In the present case, as per Section 2(5) of the IGST Act, 2017, export of goods takes place only when goods are taken out to a place outside India. Further, India is defined under Section 2(27) of the Customs Act, 1962 as “India includes the territorial waters of India”. Similarly, under CGST Act, 2017, under Section 2(56), India means the territory of India including its territorial waters and the airspace above its territory and territorial waters. Hence, the goods can be said to be exported only when they cross the territorial waters of India and the goods cannot be called to be exported, merely on crossing the Customs Frontiers of India.
However, under GST regime effective from 1-7-2017, the applicant has claimed that no GST is payable on such supply taking place beyond the Customs Frontiers of India as the same should be considered as exports of goods under Section 2(5) of the IGST Act, 2017 and should be zero-rated supply under Section 2(23) r/w Section 15(1) of the IGST Act, 2017.
It is observed that “export of goods” has been defined under Section 2(5) of the IGST Act, 2017 as taking goods out of India to a place outside India. The India is defined under Section 2(55) of the CGST Act as “India” means the territory of India as referred to in Article 1 of the Constitution, its territorial waters, seabed and sub-soil underlying such waters, continental shelf, exclusive economic zone or any other maritime zone as referred to in the Territorial Waters, Continental Shelf, Exclusive Economic Zone and other Maritime Zones Act, 1976, and the airspace above its territory and territorial waters”. Hence, when goods are exported by Air, the export will be completed only when goods crosses airspace limits of its territory or territorial waters of India.
It is also observed that Hon’ble Supreme Court of India, in the case of Collector of Customs, Calcutta v. Sun Industries decided on 11-4-1988 [1988 (35) E.L.T. 241 (S.C.)] held that under Section 2(18) of the Customs Act, 1962, the export of goods out of India was completed when the ship had passed beyond the territorial waters of India. Since, definition of “export” under Section 2(18) of the Customs Act, 1962 and the definition under Section 2(5) of the IGST Act, 2017 are exactly the same, the ratio of judgment of Hon’ble Supreme Court of India in the abovementioned case is squarely applicable in the present case also.
Decision: The Advance Authority of Ruling rejected the application submitted by the applicant.

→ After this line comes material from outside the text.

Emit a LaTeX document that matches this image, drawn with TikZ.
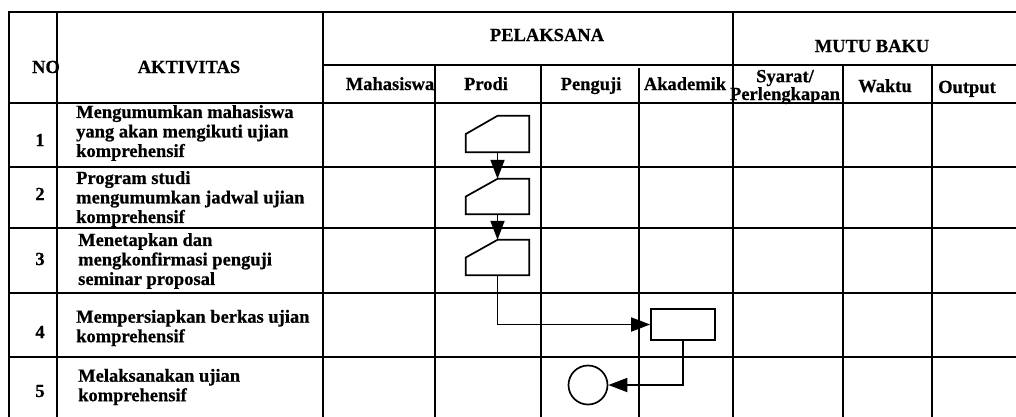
\documentclass[tikz,border=0pt]{standalone}
\usepackage{fontspec}
\setmainfont[BoldFeatures={FakeBold=0.6}]{Liberation Serif}
\usetikzlibrary{arrows.meta}
\tikzset{
  grid/.style={line width=1.7pt},
  hd/.style={font=\bfseries\fontsize{18.5}{19.5}\selectfont, inner sep=0pt, anchor=base},
  num/.style={font=\bfseries\fontsize{18.5}{19.5}\selectfont, inner sep=0pt},
  act/.style={font=\bfseries\fontsize{18.5}{19.5}\selectfont, inner sep=0pt, anchor=west, align=left},
  manin/.style={minimum width=63pt, minimum height=36pt, inner sep=0pt},
  box/.style={draw, line width=1.7pt, minimum width=64pt, minimum height=31pt, inner sep=0pt},
  term/.style={draw, circle, line width=1.7pt, minimum size=39pt, inner sep=0pt},
  flow/.style={line width=1.8pt, -{Triangle[length=19pt,width=14pt]}},
}
\begin{document}
\begin{tikzpicture}[x=1pt,y=-1pt]
\useasboundingbox (0,0) rectangle (1016,416);
\clip (0,0) rectangle (1016,416);

\draw[grid] (9,430) -- (9,12) -- (1030,12);
\draw[grid] (323,65) -- (1030,65);
\foreach \y in {103,167,228,293,357} \draw[grid] (9,\y) -- (1030,\y);
\foreach \x in {57,323,733} \draw[grid] (\x,12) -- (\x,430);
\foreach \x in {435,541,843,932} \draw[grid] (\x,65) -- (\x,430);
\draw[grid] (639,68) -- (639,430);

\node[hd] (no) at (46,73) {NO};
\node[hd] (aktivitas) at (189,73) {AKTIVITAS};
\node[hd] (pelaksana) at (547,41) {PELAKSANA};
\node[hd] (mutu) at (872,52) {MUTU BAKU};
\node[hd] (mhs) at (390,90) {Mahasiswa};
\node[hd] (prodi) at (486,90) {Prodi};
\node[hd] (penguji) at (591,90) {Penguji};
\node[hd] (akademik) at (685,90) {Akademik};
\node[num, align=center, font=\bfseries\fontsize{18.5}{15}\selectfont] (syarat) at (785,87) {Syarat/\\Perlengkapan};
\node[hd] (waktu) at (885,92) {Waktu};
\node[hd] (output) at (967,93) {Output};

\node[num] (n1) at (40,140) {1};
\node[num] (n2) at (40,194) {2};
\node[num] (n3) at (40,259) {3};
\node[num] (n4) at (40,332) {4};
\node[num] (n5) at (40,391) {5};

\node[act] (a1) at (76,133) {Mengumumkan mahasiswa\\yang akan mengikuti ujian\\komprehensif};
\node[act] (a2) at (76,199) {Program studi\\mengumumkan jadwal ujian\\komprehensif};
\node[act] (a3) at (78,261) {Menetapkan dan\\mengkonfirmasi penguji\\seminar proposal};
\node[act] (a4) at (76,328) {Mempersiapkan berkas ujian\\komprehensif};
\node[act] (a5) at (78,387) {Melaksanakan ujian\\komprehensif};

\node[manin] (p1) at (497.5,134) {};
\node[manin, minimum height=35pt] (p2) at (497.5,196.5) {};
\node[manin, minimum height=35pt] (p3) at (497.5,257.5) {};
\foreach \n in {p1,p2,p3}
  \draw[line width=1.7pt] (\n.west) -- (\n.north) -- (\n.north east) -- (\n.south east) -- (\n.south west) -- cycle;
\node[box] (berkas) at (683,324.5) {};
\node[term] (ujian) at (588,385) {};

\draw[flow] (p1.south) -- (p2.north);
\draw[flow] (p2.south) -- (p3.north);
\draw[flow] (p3.south) |- (berkas.west);
\draw[flow] (berkas.south) |- (ujian.east);
\end{tikzpicture}
\end{document}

Comment: The analogy of the case isthat the supply of goods to the International passengers going abroad by the applicant from their retail outlet situated in the Security Hold Area of the Terminal-3 of IGI Airport, New Delhi is taking place beyond Customs Frontiers of India as defined under Section 2(4) of the IGST Act, 2017. The said supply cannot be considered as export and cannot be considered as zero rated supply. Hence the applicant has to pay tax at the rate of 28%.